Filles d’amour ou de combat
Deux fois reportée à cause de la pandémie, la pièce de Fanny Britt et Alexia Bürger, très librement inspiré par Lysistrata d’Aristophane, tient enfin l’affiche du théâtre du Nouveau Monde. Pour la metteuse en scène Lorraine Pintal, qui quittera son poste de directrice artistique et générale à la fin du mois d’août après plus de 30 ans à la tête de l’institution montréalaise, la création de Lysis, tragédie contemporaine et féministe, revêt certainement un caractère bien particulier.
Lysis est responsable de la recherche et du développement dans une grande entreprise pharmaceutique gouvernée par un groupe d’hommes qui refuse de cesser la production d’un médicament contre l’infertilité qui provoque des effets secondaires dangereux pour la santé mentale des femmes. Afin de renverser cette situation, mais aussi de mettre des bâtons dans les roues du patriarcat et de freiner les dérives du capitalisme, Lysis démissionne et enclenche, avec le collectif de militantes féministes auquel elle appartient, rien de moins qu’une trêve de la natalité.
Dans l’espace épuré qu’a imaginé Dominique Blain, une scénographie basée sur une riche utilisation des volumes, un lieu d’une envergure tragique où les éclairages mouvants de Martin Sirois occupent une place cruciale, on observe d’abord les réunions du conseil d’administration, les conférences de presse et les pratiques de golf. Puis ce sont les manifestations qui envahissent le plateau, nourries par les projections de Lionel Arnould. Au rythme enlevant de la musique originale de Philippe Brault, interprétée par trois musiciennes situées en fond de scène, on assiste au déferlement de la violence policière, à l’adoption d’une loi spéciale rendant illégale toute affiliation à la grève des naissances, puis à la mort terrible d’une manifestante.

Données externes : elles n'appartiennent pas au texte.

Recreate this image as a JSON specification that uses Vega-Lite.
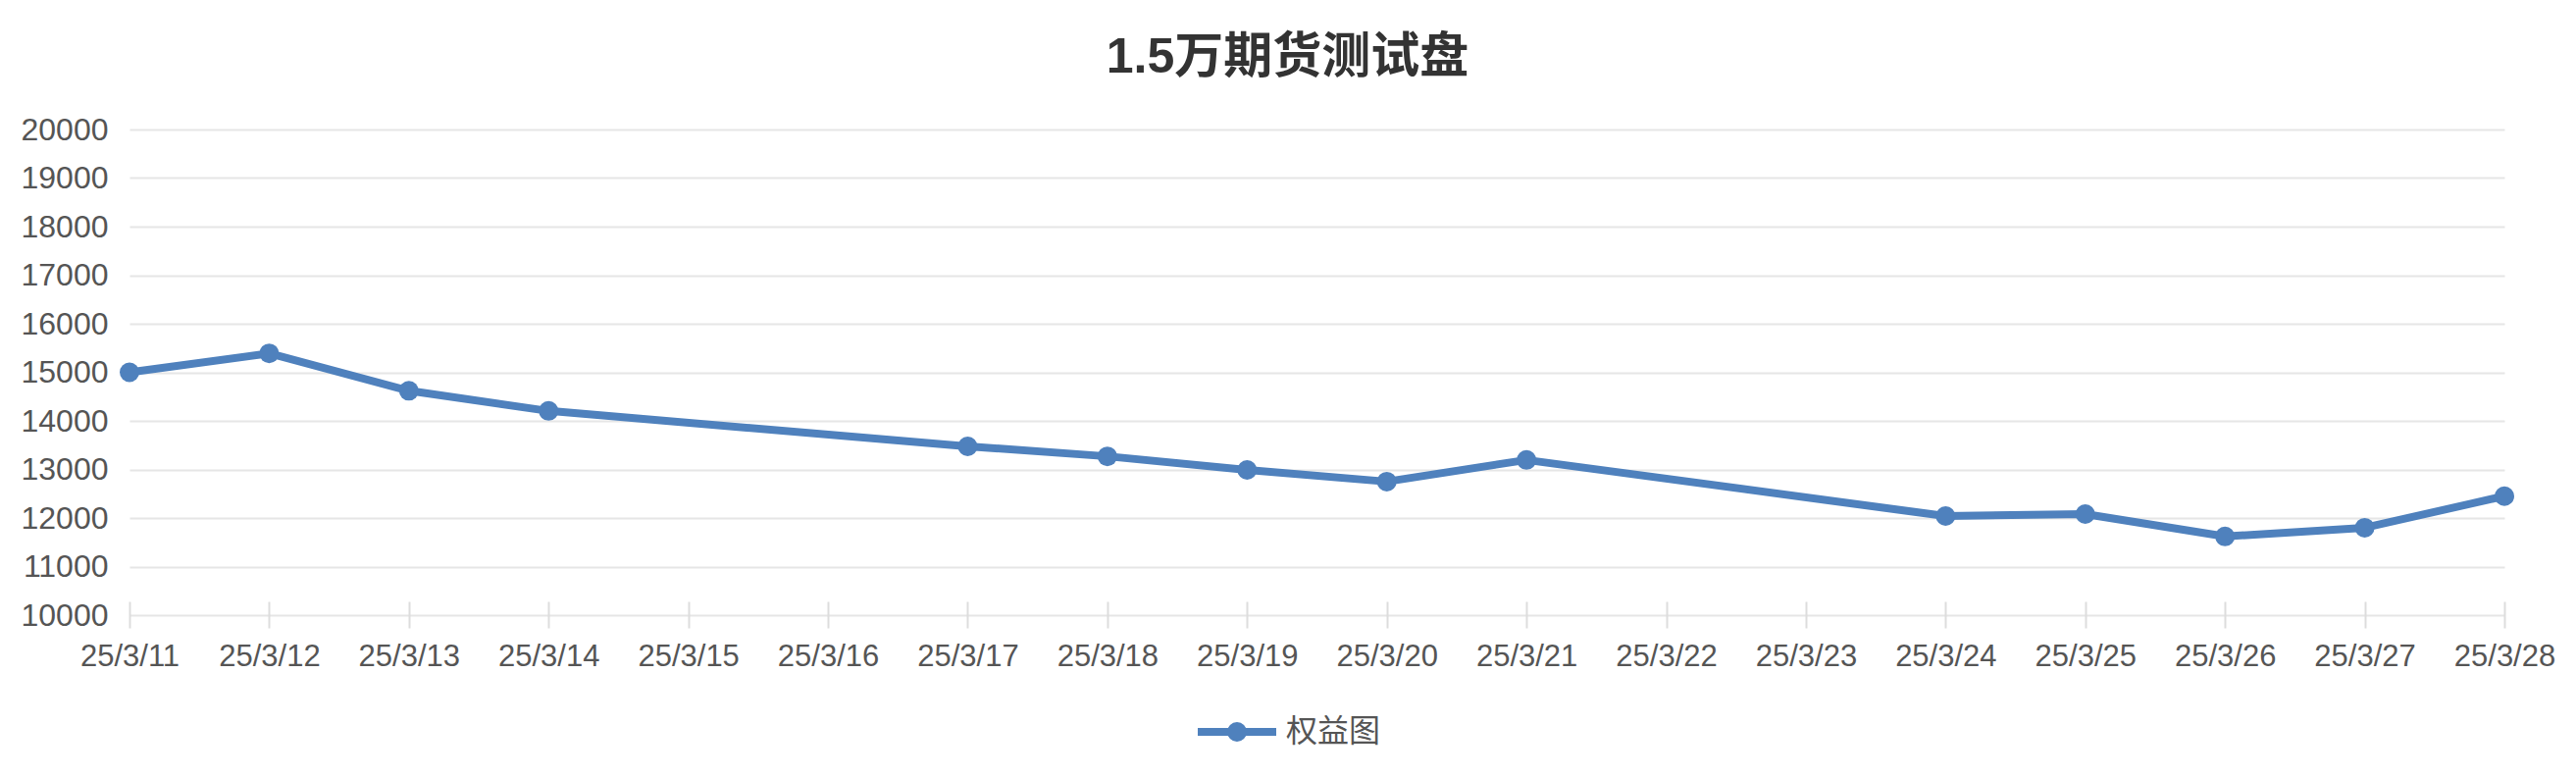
{
  "$schema": "https://vega.github.io/schema/vega-lite/v6.json",
  "autosize": {"type": "none"},
  "width": 2421,
  "height": 495,
  "padding": {"left": 132, "top": 132, "right": 73, "bottom": 165},
  "background": "white",
  "title": {
    "text": "1.5万期货测试盘",
    "font": "Liberation Sans, Noto Sans CJK SC",
    "fontSize": 50,
    "fontWeight": "bold",
    "color": "#333333",
    "anchor": "middle",
    "dx": -30,
    "offset": 32
  },
  "data": {
    "values": [
      {"date": "25/3/11", "equity": 15000, "series": "权益图"},
      {"date": "25/3/12", "equity": 15390, "series": "权益图"},
      {"date": "25/3/13", "equity": 14620, "series": "权益图"},
      {"date": "25/3/14", "equity": 14205, "series": "权益图"},
      {"date": "25/3/17", "equity": 13475, "series": "权益图"},
      {"date": "25/3/18", "equity": 13270, "series": "权益图"},
      {"date": "25/3/19", "equity": 12990, "series": "权益图"},
      {"date": "25/3/20", "equity": 12750, "series": "权益图"},
      {"date": "25/3/21", "equity": 13195, "series": "权益图"},
      {"date": "25/3/24", "equity": 12040, "series": "权益图"},
      {"date": "25/3/25", "equity": 12080, "series": "权益图"},
      {"date": "25/3/26", "equity": 11620, "series": "权益图"},
      {"date": "25/3/27", "equity": 11800, "series": "权益图"},
      {"date": "25/3/28", "equity": 12450, "series": "权益图"}
    ]
  },
  "encoding": {
    "x": {
      "field": "date",
      "type": "ordinal",
      "sort": null,
      "scale": {
        "type": "point",
        "padding": 0,
        "domain": ["25/3/11", "25/3/12", "25/3/13", "25/3/14", "25/3/15", "25/3/16", "25/3/17", "25/3/18", "25/3/19", "25/3/20", "25/3/21", "25/3/22", "25/3/23", "25/3/24", "25/3/25", "25/3/26", "25/3/27", "25/3/28"]
      },
      "axis": {
        "title": null,
        "labelAngle": 0,
        "labelFont": "Liberation Sans",
        "labelFontSize": 31,
        "labelColor": "#555555",
        "labelPadding": 14,
        "labelOverlap": false,
        "domain": false,
        "ticks": true,
        "tickSize": 27,
        "tickColor": "#dddddd",
        "tickWidth": 2,
        "offset": -14,
        "grid": false
      }
    },
    "y": {
      "field": "equity",
      "type": "quantitative",
      "scale": {"domain": [10000, 20000], "nice": false, "zero": false},
      "axis": {
        "title": null,
        "values": [10000, 11000, 12000, 13000, 14000, 15000, 16000, 17000, 18000, 19000, 20000],
        "format": "d",
        "labelFont": "Liberation Sans",
        "labelFontSize": 32,
        "labelColor": "#555555",
        "labelPadding": 22,
        "labelOverlap": false,
        "domain": false,
        "ticks": false,
        "grid": true,
        "gridColor": "#e6e6e6",
        "gridWidth": 2
      }
    },
    "color": {
      "field": "series",
      "type": "nominal",
      "scale": {"range": ["#4f81bd"]},
      "legend": {
        "title": null,
        "orient": "none",
        "legendX": 1085,
        "legendY": 570,
        "labelFont": "Noto Sans CJK SC",
        "labelFontSize": 32,
        "labelColor": "#555555",
        "symbolType": "M -1 0 L 1 0 M 0.15 0 A 0.15 0.15 0 1 1 -0.15 0 A 0.15 0.15 0 1 1 0.15 0",
        "symbolSize": 6400,
        "symbolStrokeWidth": 8,
        "symbolFillColor": "#4f81bd",
        "symbolStrokeColor": "#4f81bd",
        "symbolOpacity": 1,
        "labelOffset": 6
      }
    }
  },
  "layer": [
    {
      "mark": {"type": "line", "strokeWidth": 8, "strokeCap": "round", "strokeJoin": "round"}
    },
    {
      "mark": {"type": "point", "filled": true, "size": 400, "opacity": 1}
    }
  ],
  "config": {
    "view": {"stroke": null},
    "font": "Liberation Sans"
  }
}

En militantes, Cynthia Wu-Maheux et Olivia Palacci sont, dans deux registres fort différents, plus grandes que nature. Dans le complet du premier ministre, Jean-Philippe Perras est odieux à souhait. Interprétant Théo, l’amoureux de celle qui est tombée pour la cause, Philippe Racine est très émouvant. Quant à Bénédicte Décary, elle a toute la lumière, tout le charisme que nécessite le rôle-titre. Malgré le talent des 14 comédiennes et comédiens, la portion chorale de la représentation, cet assemblage pourtant soigné de gestes et d’incantations, ne passe que très rarement la rampe. De manière générale, le spectacle de Lorraine Pintal, propret, peine à traduire la colère, la violence, la cruauté des manifestations.
Portée par de nobles intentions, truffée de vibrants hommages aux luttes des femmes, la pièce développe peu les grands enjeux. Plutôt que d’étoffer le discours des militantes, de donner de solides assises théoriques à leur soulèvement, les autrices ont privilégié les dimensions intime, familiale, relationnelle. C’est un choix qui se défend, mais qui empêche la révolution de s’opérer pleinement. Dans un spectacle de tout près de deux heures, la scène la plus efficace est sans contredit celle où la distribution entonne Une sorcière comme les autres, la chanson écrite et composée par Anne Sylvestre en 1975. Mais ce moment bouleversant est un couteau à double tranchant puisqu’il cristallise brillamment les enjeux de la pièce… tout en « volant le show ».